When I was growing up, my parents used to relate the story of how everyone of their generation remembers exactly what they were doing the moment they found out that President Kennedy had been assassinated. The Montreal Massacre is my version of this. I remember exactly what I was doing - and what I did - for the entire day. I was making breakfast - oatmeal - in my kitchen, getting ready to go to school and write an exam in tax law. I remember who I spoke to first about it and what she said. We both cried.
Thank you for posting this. It seems each year the fewer and fewer people remember and I think that is frightening. Regardless of Mr. Lepine's mental issues, the fact is that these women were murdered because they were women and the world should never lose sight of that.
You were off at law school, and I was three weeks into my sojourn to Name of Town Withheld. I was sharing an apartment with a friend, and we came home from work and were making dinner when Newsworld, which was in its infancy then, cut into their show with live coverage. We just sat there all evening, horrified and transfixed.

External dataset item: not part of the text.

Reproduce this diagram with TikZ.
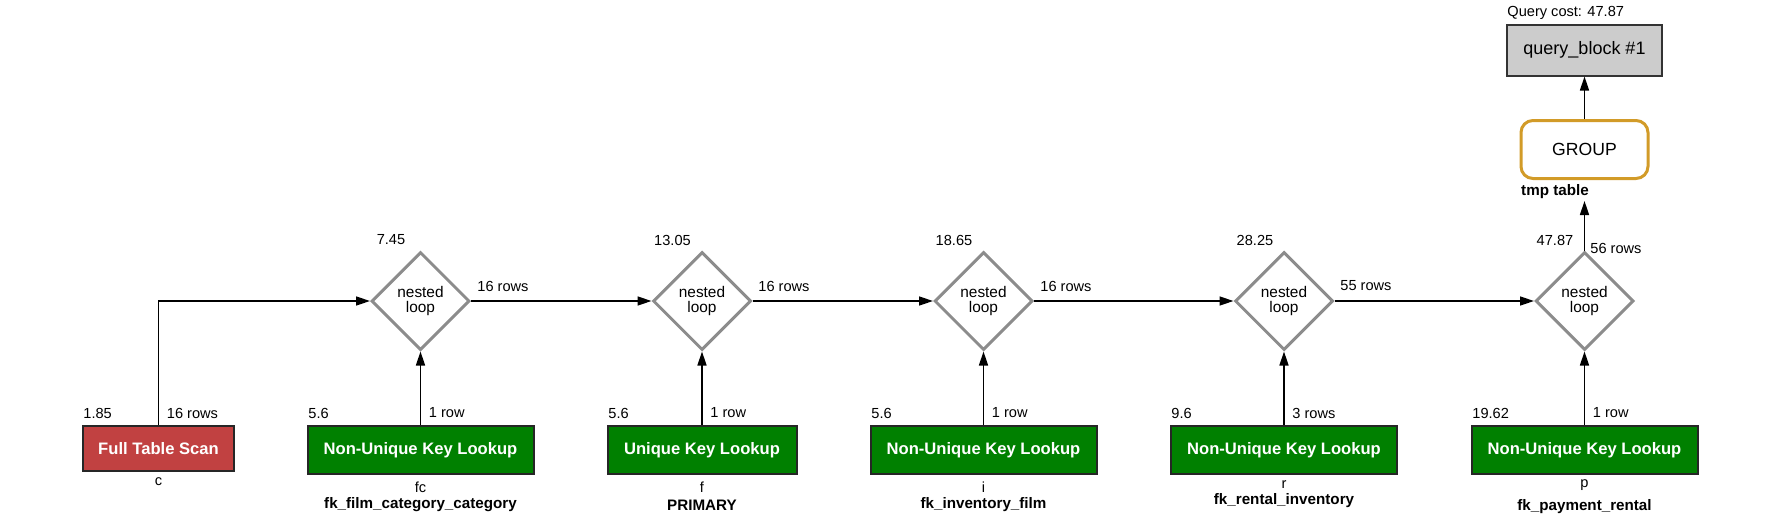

When you look at those names and ages - those women would be in their early 40s now. Watching something like this unfold in my hometown was surreal, as was the realization that, there but for the grace of God, go I. I had been a pre-engineering student back in the day. Had I continued on that road, I might well have ended up at the Polytechnique, which was (and may still be) the best engineering school in Quebec, at that time. It makes you wonder about the choices you make and the roads you do and don't take, and what might have been along them.
And FYI - I remember where I was when Kennedy was shot.